Gimbo Tamberi vuole l’oro ai Mondiali: «Senza mio padre ho una pace mentale inedita»

È pronto per cercare di portare a casa l’unico trofeo che gli manca. Ed elogia la nuova guida tecnica

Gianmarco Tamberi ha ritrovato il salto dentro di sé. Si è svegliato senza dolori. «Né alle gambe né alla schiena: è la prima volta che mi capita in 31 anni, una cosa pazzesca», dice oggi nell’intervista al Corriere della Sera. A Budapest lo attende il tentativo di conquistare l’unica medaglia d’oro che manca alla sua collezione: il Mondiale. «È il mio chiodo fisso dall’inizio della preparazione, quando l’anno scorso abbiamo impostato il lavoro con il nuovo team. Non ho mai vinto nessuna medaglia, però io non ne voglio una qualsiasi. Deve essere d’oro», dice a Gaia Piccardi. Perché «sto bene, e questo mi basta. Il Mondiale si vincerà intorno a 2,37: non penso che mi manchi molto». Mentre il salto perfetto «esiste e va fatto nel posto giusto, al momento giusto, approfittando di una serie di fattori favorevoli».


La nuova guida tecnica

Gimbo parla della nuova guida tecnica, l’ex saltatore Giulio Ciotti: Dall’inizio abbiamo dato la priorità alla prevenzione dei problemi: se sto bene, salto molto in alto, questo l’abbiamo capito. L’anno scorso ero stato martoriato da guai importanti: basta, non ne potevo più. La stagione è stata impostata su allenamenti tranquilli e differenziati, ascoltando molto il mio corpo per non arrivare mai al limite. In Coppa Europa mi sono stupito: motivato a mille, sicuro di me, in pieno stato di benessere fisico. Ero contento, ma anche strabiliato». Ma sono le tensioni con papà Marco scomparse a dargli più forza: «Avverto una pace mentale inedita, sì. Dopo dodici anni con lo stesso coach mi ero convinto che cambiare fosse impossibile. Mi sono deciso alle finali della Diamond League, quando ho vinto con 2,34, saltando da solo. Papà non mi allenava già da un mese».
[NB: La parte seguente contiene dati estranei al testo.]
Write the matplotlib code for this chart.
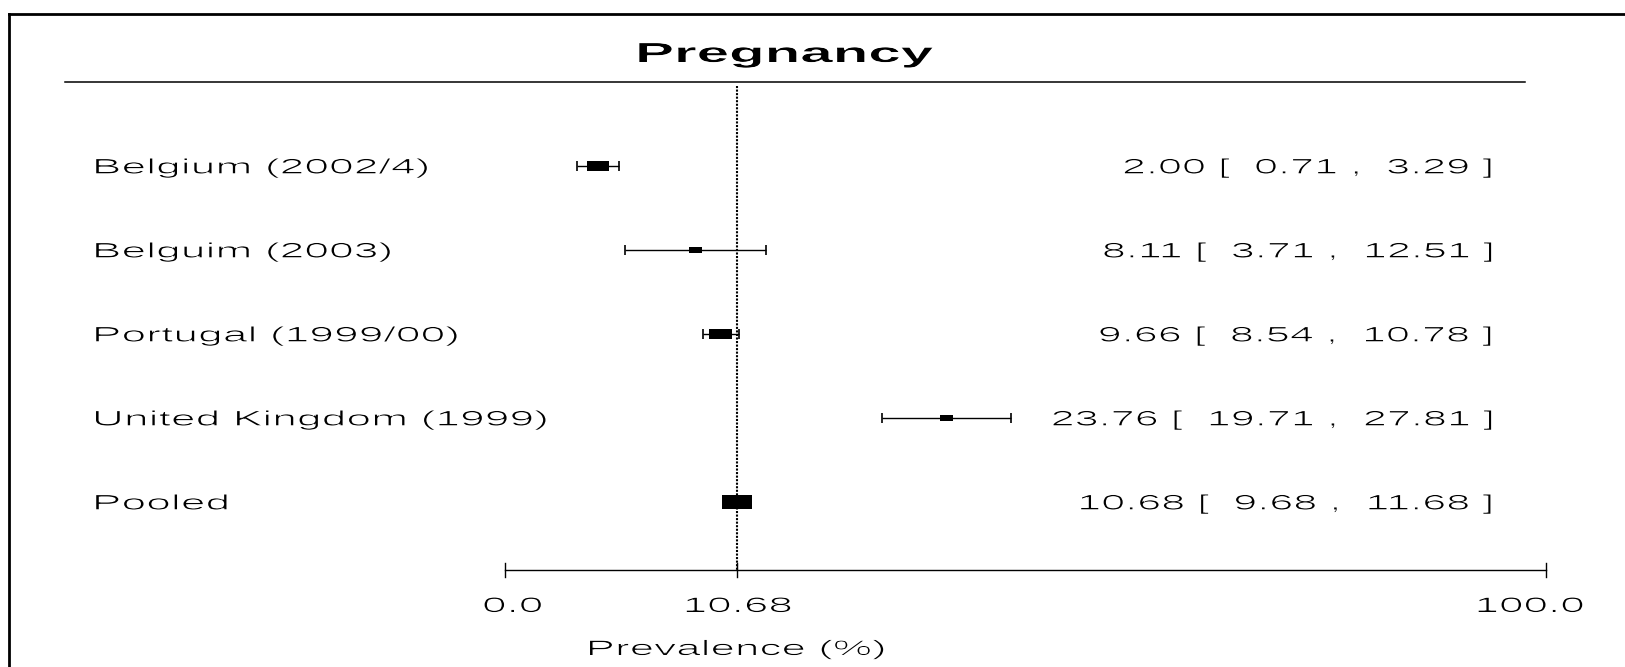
import matplotlib
matplotlib.use('Agg')
import matplotlib.pyplot as plt
from matplotlib import patheffects
from matplotlib.transforms import Affine2D, TransformedPath
from matplotlib.path import Path
from matplotlib.lines import Line2D

# data
title = 'Pregnancy'
studies = ['Belgium (2002/4)', 'Belguim (2003)', 'Portugal (1999/00)',
           'United Kingdom (1999)', 'Pooled']
est = [2.00, 8.11, 9.66, 23.76, 10.68]
lo = [0.71, 3.71, 8.54, 19.71, 9.68]
hi = [3.29, 12.51, 10.78, 27.81, 11.68]
tick_labels = ['0.0', '10.68', '100.0']
xlabel = 'Prevalence (%)'

# style / layout (pixels of the 1625x667 picture)
box_px = [10, 6, 11, 6, 14]       # box heights (weights)
X0, XS = 566.0, 16.01             # px of value 0, px per unit
Y0, YS = 166.0, 84.0              # px of first row, px per row
W, H = 1625, 667
plt.rcParams['font.family'] = ['Liberation Sans', 'DejaVu Sans']


def dx(px):
    return (px - X0) / XS


def dy(px):
    return (px - Y0) / YS


class Widen(patheffects.AbstractPathEffect):
    # the reference text is drawn about twice as wide, with thin strokes
    def __init__(self, text, sx, thin):
        super().__init__()
        self.text = text
        self.sx = sx
        self.thin = thin

    def draw_path(self, renderer, gc, tpath, affine, rgbFace=None):
        xa = self.text.get_transform().transform(self.text.get_position())[0]
        st = affine + Affine2D().translate(-xa, 0).scale(self.sx, 1).translate(xa, 0)
        gc0 = renderer.new_gc()
        gc0.copy_properties(gc)
        if self.thin:
            # keep only the overlap with a shifted copy -> thinner vertical stems
            gc0.set_clip_path(TransformedPath(tpath, st + Affine2D().translate(self.thin, 0)))
        renderer.draw_path(gc0, tpath, st, rgbFace)
        gc0.restore()


fig = plt.figure(figsize=(W / 100, H / 100), dpi=100)
fig.patch.set_facecolor('white')
ax = fig.add_axes([0, 0, 1, 1])
ax.set_xlim(dx(0), dx(W))
ax.set_ylim(dy(H), dy(0))
ax.axis('off')


def wide_text(x, y, s, sx=2.1, thin=1.6, **kw):
    t = ax.text(x, y, s, **kw)
    t.set_path_effects([Widen(t, sx, thin)])
    return t


# outer frame (only top and left edges visible)
fig.add_artist(Line2D([8.5 / W, 8.5 / W], [-0.01, 1 - 13.5 / H], transform=fig.transFigure,
                      color='black', lw=2.0, solid_capstyle='projecting'))
fig.add_artist(Line2D([8.5 / W, 1.01], [1 - 13.5 / H, 1 - 13.5 / H], transform=fig.transFigure,
                      color='black', lw=2.0, solid_capstyle='projecting'))

# title and rule
wide_text(dx(784), dy(62), title, sx=2.12, thin=0.8, fontsize=19.8, fontweight='bold',
          ha='center', va='baseline')
ax.plot([dx(65), dx(1525)], [dy(82), dy(82)], color='black', lw=1.1)

rows = list(range(len(studies)))
pooled = est[-1]

# reference line at pooled estimate
ax.plot([pooled, pooled], [dy(86), dy(570)], color='black', lw=1.5, dashes=(1.0, 0.7))

# study CIs
n = len(studies) - 1
ax.errorbar(est[:n], rows[:n],
            xerr=[[e - l for e, l in zip(est[:n], lo[:n])],
                  [h - e for e, h in zip(est[:n], hi[:n])]],
            fmt='none', ecolor='black', elinewidth=1.0, capsize=3.8, capthick=1.2, zorder=2)

# boxes (wide rectangles)
rect = Path([(-1, -0.465), (1, -0.465), (1, 0.465), (-1, 0.465), (-1, -0.465)], closed=True)
sizes = [(b * 2.15 * 0.72) ** 2 for b in box_px]
ax.scatter(est, rows, marker=rect, s=sizes, color='black', linewidths=0, zorder=3)

# labels and numbers
for i, name in enumerate(studies):
    wide_text(dx(91), i + 7.5 / YS, name, sx=2.12, fontsize=15.1, ha='left', va='baseline')
    s = '{:.2f} [  {:.2f} ,  {:.2f} ]'.format(est[i], lo[i], hi[i])
    wide_text(dx(1494), i + 7.5 / YS, s, sx=2.06, fontsize=15.1, ha='right', va='baseline')

# x axis
axis_lo, axis_hi = dx(505), dx(1546)
ya = dy(570)
ax.plot([axis_lo, axis_hi], [ya, ya], color='black', lw=1.0)
for p in [axis_lo, pooled, axis_hi]:
    ax.plot([p, p], [dy(563), dy(577)], color='black', lw=1.0)
for lab, px in zip(tick_labels, [512, 737, 1529]):
    wide_text(dx(px), dy(612), lab, fontsize=15.1, ha='center', va='baseline')
wide_text(dx(735.5), dy(655), xlabel, fontsize=15.1, ha='center', va='baseline')

fig.savefig('out.png', dpi=100, facecolor='white')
Il vero motivo della separazione

Il campione spiega che «alla fine, il vero motivo della separazione è il disallineamento tra le mie sensazioni e le sue convinzioni. Dallo scollamento nasceva lo scontro. Oggi gli dico grazie mille però l’errore è stato non capire che non ero più un atleta da formare. Adesso cammino sulle mie gambe». La nuova squadra invece «ascolta e recepisce i miei feedback. Il salto è sempre quello, non è mutato: a 31 anni, con tredici anni di atletica sulle spalle, non ho bisogno di una nuova rincorsa o di un nuovo stacco. La verità è che Giulio mi ha aiutato a ritrovare il salto che era dentro di me». Infine, due parole su Marcell Jacobs: «Se sta bene, è fattibile: sono 100 metri, si può permettere di debuttare al Mondiale. La testa farà la differenza. A me al Mondiale e all’Olimpiade scatta dentro qualcosa, altre volte mi è capitato di esordire nella gara secca. Se è a Budapest, è pronto».